En la metamorfosis de nuestras vidas, las “fuerzas” que gobiernan nuestras acciones y decisiones se ven inundadas con nuevas memorias, nuevos instintos, nuevas emociones, nuevas percepciones y nuevas motivaciones.
Visto así, si es nuestro entorno -con el cual nos relacionamos día a día- el que a través de sus continuos estímulos nos emociona, modificando nuestro genoma y epigenoma cerebral -generando con ello nuevas memorias inter y transgeneracionales-, es entonces aquí donde deberíamos detenernos, reflexionar y preguntarnos, entre otras cosas:
¿Qué es lo que emociona (causa metamorfosis) a los niños y a las niñas, dentro del contexto del aprendizaje?
Ahora bien, realizarnos preguntas de esta envergadura nos podría poner en una incómoda situación. Quizá no tengamos una única respuesta para cada pregunta formulada y eso nos lleve al desaliento, creyendo que tiene que existir una única respuesta, una única “verdad”. Además, en la búsqueda de las respuestas, no solo debemos mirar hacia el interior de los niños y niñas, sino también hacia afuera, hacia lo que les rodea, hacia aquello que los ha moldeado, hacia aquello que los ha modificado genéticamente y epigenéticamente, y que es responsable de sus diversas respuestas adaptativas predictivas, que causan emociones, las diferentes emociones que viven día a día.
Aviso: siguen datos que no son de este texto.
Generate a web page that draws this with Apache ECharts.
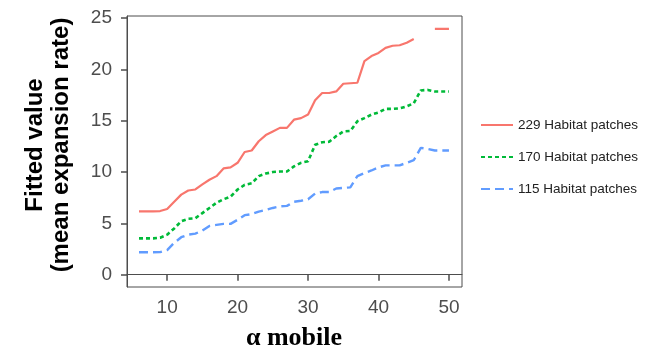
<!DOCTYPE html>
<html>
<head>
<meta charset="utf-8">
<script src="https://cdn.jsdelivr.net/npm/echarts@6/dist/echarts.min.js"></script>
<style>
  html, body { margin: 0; padding: 0; background: #fff; }
  #chart { width: 645px; height: 349px; }
</style>
</head>
<body>
<div id="chart"></div>
<script>
const alphaMobile = [6, 7, 8, 9, 10, 11, 12, 13, 14, 15, 16, 17, 18, 19, 20, 21, 22, 23, 24, 25, 26, 27, 28,
  29, 30, 31, 32, 33, 34, 35, 36, 37, 38, 39, 40, 41, 42, 43, 44, 45, 46, 47, 48, 49, 50];

const patches229 = [6.17, 6.17, 6.17, 6.2, 6.4, 7.1, 7.8, 8.2, 8.3, 8.8, 9.25, 9.6, 10.35, 10.45, 10.9, 11.95,
  12.1, 13.0, 13.6, 13.95, 14.3, 14.3, 15.1, 15.25, 15.6, 17.0, 17.7, 17.7, 17.85, 18.6, 18.65, 18.7, 20.8,
  21.3, 21.6, 22.1, 22.3, 22.35, 22.6, 22.95, null, null, 23.95, 23.95, 23.95];

const patches170 = [3.54, 3.54, 3.54, 3.6, 3.9, 4.5, 5.2, 5.45, 5.5, 6.0, 6.5, 7.0, 7.35, 7.6, 8.3, 8.75,
  8.9, 9.6, 9.85, 10.0, 10.05, 10.05, 10.55, 10.9, 11.05, 12.65, 12.9, 12.95, 13.5, 13.95, 14.0, 14.95, 15.25,
  15.6, 15.8, 16.15, 16.15, 16.2, 16.4, 16.7, 17.95, 18.0, 17.85, 17.85, 17.85];

const patches115 = [2.18, 2.18, 2.18, 2.2, 2.4, 3.1, 3.65, 3.9, 4.0, 4.3, 4.75, 4.85, 4.95, 4.95, 5.35, 5.8,
  5.9, 6.15, 6.3, 6.5, 6.65, 6.7, 7.1, 7.2, 7.35, 7.9, 8.05, 8.05, 8.4, 8.45, 8.5, 9.6, 9.9, 10.15, 10.45,
  10.65, 10.65, 10.65, 10.9, 11.15, 12.35, 12.25, 12.1, 12.1, 12.1];

const xTicks = [10, 20, 30, 40, 50];
const yTicks = [0, 5, 10, 15, 20, 25];

const pairs = (ys) => alphaMobile.map((x, i) => [x, ys[i]]);

const chart = echarts.init(document.getElementById("chart"));

const axisGray = "#4d4d4d";
const labelStyle = { fontFamily: "Liberation Sans, Arial", fontSize: 19, color: "#4d4d4d" };

chart.setOption({
  animation: false,
  grid: {
    left: 127, right: 183, top: 16, bottom: 62,
    show: true, borderColor: axisGray, borderWidth: 1,
  },
  legend: {
    orient: "vertical",
    left: 475,
    top: 113,
    itemWidth: 32,
    itemHeight: 12,
    itemGap: 18,
    itemStyle: { opacity: 0, borderWidth: 0 },
    textStyle: { fontFamily: "Liberation Sans, Arial", fontSize: 13.5, color: "#222" },
    data: ["229 Habitat patches", "170 Habitat patches", "115 Habitat patches"],
  },
  xAxis: {
    type: "value",
    min: 4.3,
    max: 51.85,
    splitLine: { show: false },
    axisLine: { lineStyle: { color: axisGray } },
    axisTick: { customValues: xTicks, length: 6, lineStyle: { color: axisGray, width: 1.5 } },
    axisLabel: { customValues: xTicks, margin: 11, ...labelStyle },
  },
  yAxis: {
    type: "value",
    min: -1.2,
    max: 25.2,
    splitLine: { show: false },
    axisLine: { show: true, lineStyle: { color: axisGray } },
    axisTick: { show: true, customValues: yTicks, length: 6, lineStyle: { color: axisGray, width: 1.5 } },
    axisLabel: { customValues: yTicks, margin: 15, ...labelStyle },
  },
  graphic: [
    {
      type: "text",
      x: 35, y: 145, rotation: Math.PI / 2,
      style: {
        text: "Fitted value",
        font: "bold 24px Liberation Sans, Arial",
        fill: "#000",
        textAlign: "center",
        textVerticalAlign: "middle",
      },
    },
    {
      type: "text",
      x: 61, y: 145, rotation: Math.PI / 2,
      style: {
        text: "(mean expansion rate)",
        font: "bold 24px Liberation Sans, Arial",
        fill: "#000",
        textAlign: "center",
        textVerticalAlign: "middle",
      },
    },
    {
      type: "text",
      x: 294, y: 338,
      style: {
        text: "α mobile",
        font: "bold 26px Liberation Serif, Times New Roman",
        fill: "#000",
        textAlign: "center",
        textVerticalAlign: "middle",
      },
    },
  ],
  series: [
    {
      name: "229 Habitat patches",
      type: "line",
      data: pairs(patches229),
      showSymbol: false,
      symbol: "none",
      connectNulls: false,
      lineStyle: { color: "#F8766D", width: 2.2, type: "solid" },
      itemStyle: { color: "#F8766D" },
    },
    {
      name: "170 Habitat patches",
      type: "line",
      data: pairs(patches170),
      showSymbol: false,
      symbol: "none",
      lineStyle: { color: "#00BA38", width: 2.6, type: [4, 3] },
      itemStyle: { color: "#00BA38" },
    },
    {
      name: "115 Habitat patches",
      type: "line",
      data: pairs(patches115),
      showSymbol: false,
      symbol: "none",
      lineStyle: { color: "#619CFF", width: 2.4, type: [9, 5] },
      itemStyle: { color: "#619CFF" },
    },
  ],
});
</script>
</body>
</html>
Al parecer, no es necesario ir muy lejos para reconocer lo que motiva a niñas y niños. Lo que llama su atención, lo que causa metamorfosis en su sistema nervioso central, es todo aquello que les rodea y con lo que se han relacionado desde su primera infancia e incluso desde mucho antes. En sus exposomas podríamos encontrar las respuestas a nuestras muchas preguntas
Entonces
A pesar que muchos lo podrían considerar una obviedad, a mis ojos es sorprendente como los estímulos en las primeras etapas de la vida impactan en el desarrollo futuro de niñas y niños, con efectos muchas veces imprevisibles, que causan metamorfosis, afectando sus aprendizajes y quizá también afectando a sus propios hijos, por herencia epigenética intergeneracional.